◆ **YOUR GOAL**:
Go through the material and write it all out exactly, minus the pictures.

◆ **RECORDS TO USE**:

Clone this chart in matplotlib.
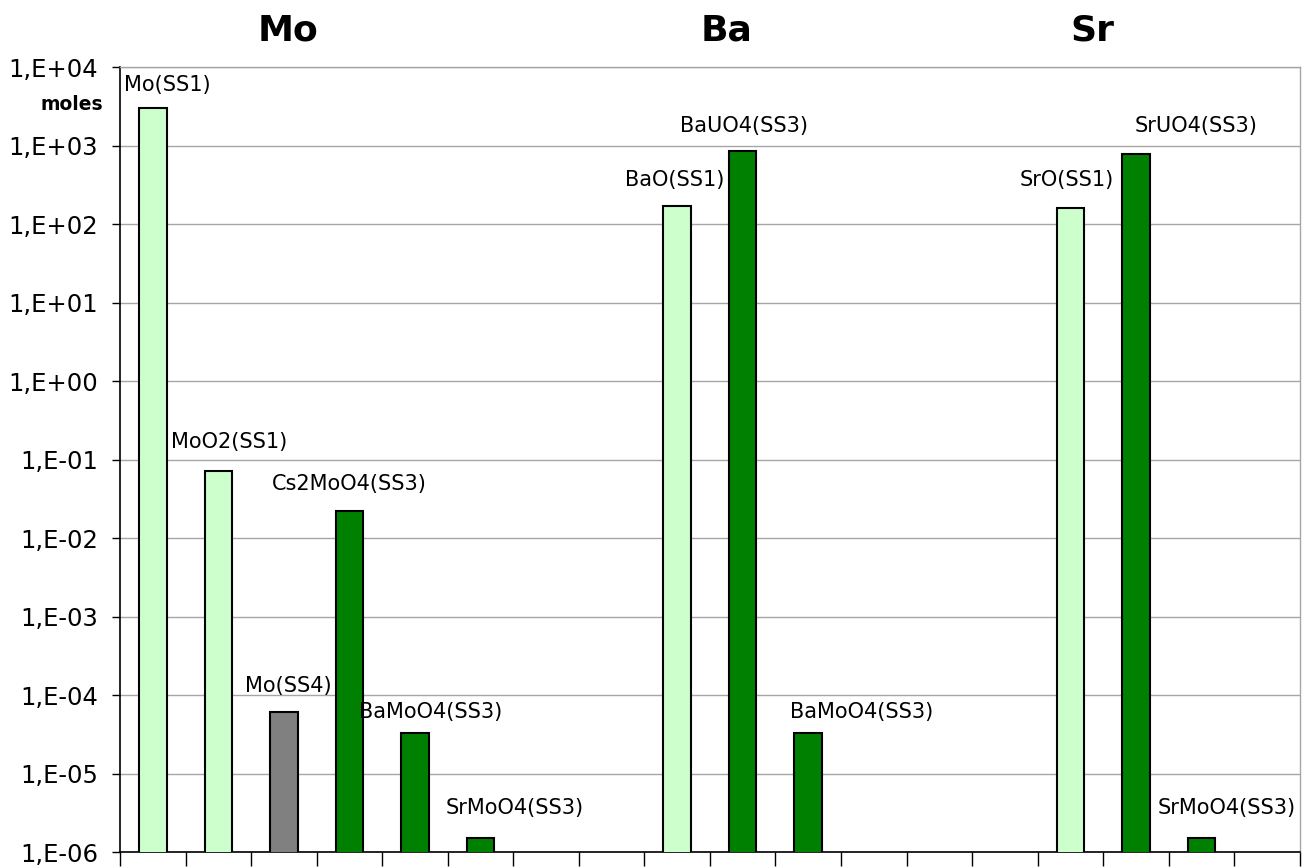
import numpy as np
import matplotlib.pyplot as plt
from matplotlib.transforms import blended_transform_factory

############### DATA ###############

labels = ["Mo(SS1)", "MoO2(SS1)", "Mo(SS4)", "Cs2MoO4(SS3)", "BaMoO4(SS3)", "SrMoO4(SS3)",
          "BaO(SS1)", "BaUO4(SS3)", "BaMoO4(SS3)",
          "SrO(SS1)", "SrUO4(SS3)", "SrMoO4(SS3)"]
slots = [0, 1, 2, 3, 4, 5, 8, 9, 10, 14, 15, 16]
values = [3.0e3, 7.1e-2, 6.1e-5, 2.2e-2, 3.3e-5, 1.5e-6,
          1.7e2, 8.5e2, 3.3e-5,
          1.6e2, 7.8e2, 1.5e-6]
phase = ["SS1", "SS1", "SS4", "SS3", "SS3", "SS3",
         "SS1", "SS3", "SS3",
         "SS1", "SS3", "SS3"]
n_slots = 18
groups = ["Mo", "Ba", "Sr"]
group_x = [2.06, 8.76, 14.34]
ytick_vals = [1e-6, 1e-5, 1e-4, 1e-3, 1e-2, 1e-1, 1e0, 1e1, 1e2, 1e3, 1e4]
ytick_labels = ["1,E-06", "1,E-05", "1,E-04", "1,E-03", "1,E-02", "1,E-01",
                "1,E+00", "1,E+01", "1,E+02", "1,E+03", "1,E+04"]

####################################

colors = {"SS1": "#ccffcc", "SS3": "#008000", "SS4": "#808080"}
# label offsets in pixels (dx, dy) from bar top
label_off = [(15, 23), (11, 29), (4, 26), (0, 27), (16, 21), (34, 30),
             (-2, 26), (1, 25), (53, 21),
             (-4, 28), (60, 28), (25, 30)]

fig = plt.figure(figsize=(13.09, 8.67), dpi=100)
ax = fig.add_axes([0.0917, 0.0173, 0.9013, 0.9054])

ax.set_yscale("log")
ax.bar(slots, values, width=0.42,
       color=[colors[p] for p in phase], edgecolor="black", linewidth=1.5, zorder=3)

ax.set_ylim(1e-6, 1e4)
ax.set_xlim(-0.5, n_slots - 0.5)
ax.set_yticks(ytick_vals)
ax.set_yticklabels(ytick_labels, fontsize=17.5)
ax.yaxis.set_minor_locator(plt.NullLocator())
ax.set_xticks(np.arange(-0.5, n_slots, 1))
ax.set_xticklabels([])
ax.tick_params(axis="y", length=6, width=1, pad=10)
ax.tick_params(axis="x", length=10, width=1)
ax.yaxis.grid(color="#a6a6a6", linewidth=1, zorder=0)

for side in ["top", "right"]:
    ax.spines[side].set_color("#a6a6a6")
    ax.spines[side].set_linewidth(1)
for side in ["left", "bottom"]:
    ax.spines[side].set_color("black")
    ax.spines[side].set_linewidth(1.2)

for x, v, lab, off in zip(slots, values, labels, label_off):
    ax.annotate(lab, xy=(x, v), xytext=off, textcoords="offset pixels",
                ha="center", va="center", fontsize=15, zorder=4)

trans = blended_transform_factory(ax.transData, fig.transFigure)
for g, gx in zip(groups, group_x):
    ax.text(gx, 0.965, g, transform=trans, ha="center", va="center",
            fontsize=26, fontweight="bold")

fig.text(0.055, 0.879, "moles", ha="center", va="center", fontsize=13.5, fontweight="bold")

plt.savefig("out.png", dpi=100)
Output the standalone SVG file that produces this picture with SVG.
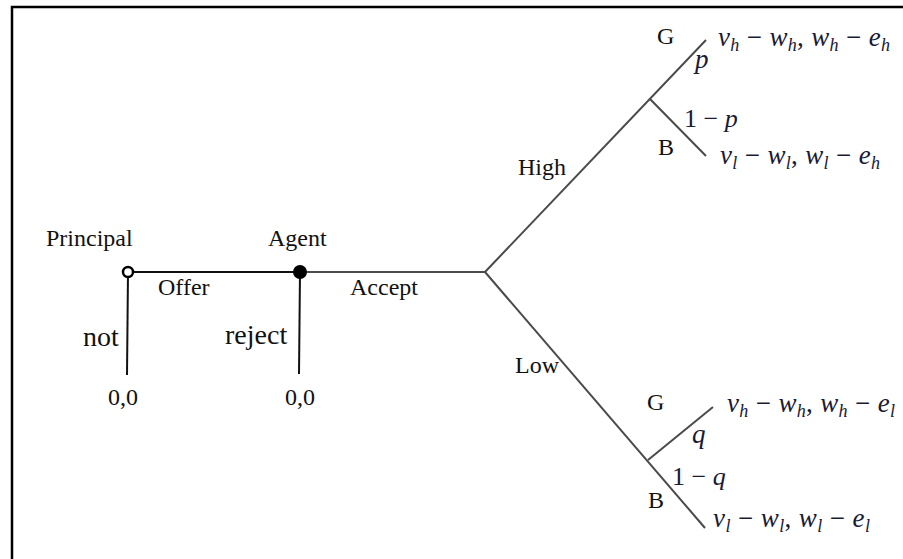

◆ **REPLY**:
Clone this chart in matplotlib.
import numpy as np
import matplotlib.pyplot as plt
from matplotlib.transforms import blended_transform_factory

############### DATA ###############

labels = ["Mo(SS1)", "MoO2(SS1)", "Mo(SS4)", "Cs2MoO4(SS3)", "BaMoO4(SS3)", "SrMoO4(SS3)",
          "BaO(SS1)", "BaUO4(SS3)", "BaMoO4(SS3)",
          "SrO(SS1)", "SrUO4(SS3)", "SrMoO4(SS3)"]
slots = [0, 1, 2, 3, 4, 5, 8, 9, 10, 14, 15, 16]
values = [3.0e3, 7.1e-2, 6.1e-5, 2.2e-2, 3.3e-5, 1.5e-6,
          1.7e2, 8.5e2, 3.3e-5,
          1.6e2, 7.8e2, 1.5e-6]
phase = ["SS1", "SS1", "SS4", "SS3", "SS3", "SS3",
         "SS1", "SS3", "SS3",
         "SS1", "SS3", "SS3"]
n_slots = 18
groups = ["Mo", "Ba", "Sr"]
group_x = [2.06, 8.76, 14.34]
ytick_vals = [1e-6, 1e-5, 1e-4, 1e-3, 1e-2, 1e-1, 1e0, 1e1, 1e2, 1e3, 1e4]
ytick_labels = ["1,E-06", "1,E-05", "1,E-04", "1,E-03", "1,E-02", "1,E-01",
                "1,E+00", "1,E+01", "1,E+02", "1,E+03", "1,E+04"]

####################################

colors = {"SS1": "#ccffcc", "SS3": "#008000", "SS4": "#808080"}
# label offsets in pixels (dx, dy) from bar top
label_off = [(15, 23), (11, 29), (4, 26), (0, 27), (16, 21), (34, 30),
             (-2, 26), (1, 25), (53, 21),
             (-4, 28), (60, 28), (25, 30)]

fig = plt.figure(figsize=(13.09, 8.67), dpi=100)
ax = fig.add_axes([0.0917, 0.0173, 0.9013, 0.9054])

ax.set_yscale("log")
ax.bar(slots, values, width=0.42,
       color=[colors[p] for p in phase], edgecolor="black", linewidth=1.5, zorder=3)

ax.set_ylim(1e-6, 1e4)
ax.set_xlim(-0.5, n_slots - 0.5)
ax.set_yticks(ytick_vals)
ax.set_yticklabels(ytick_labels, fontsize=17.5)
ax.yaxis.set_minor_locator(plt.NullLocator())
ax.set_xticks(np.arange(-0.5, n_slots, 1))
ax.set_xticklabels([])
ax.tick_params(axis="y", length=6, width=1, pad=10)
ax.tick_params(axis="x", length=10, width=1)
ax.yaxis.grid(color="#a6a6a6", linewidth=1, zorder=0)

for side in ["top", "right"]:
    ax.spines[side].set_color("#a6a6a6")
    ax.spines[side].set_linewidth(1)
for side in ["left", "bottom"]:
    ax.spines[side].set_color("black")
    ax.spines[side].set_linewidth(1.2)

for x, v, lab, off in zip(slots, values, labels, label_off):
    ax.annotate(lab, xy=(x, v), xytext=off, textcoords="offset pixels",
                ha="center", va="center", fontsize=15, zorder=4)

trans = blended_transform_factory(ax.transData, fig.transFigure)
for g, gx in zip(groups, group_x):
    ax.text(gx, 0.965, g, transform=trans, ha="center", va="center",
            fontsize=26, fontweight="bold")

fig.text(0.055, 0.879, "moles", ha="center", va="center", fontsize=13.5, fontweight="bold")

plt.savefig("out.png", dpi=100)
Output the standalone SVG file that produces this picture with SVG.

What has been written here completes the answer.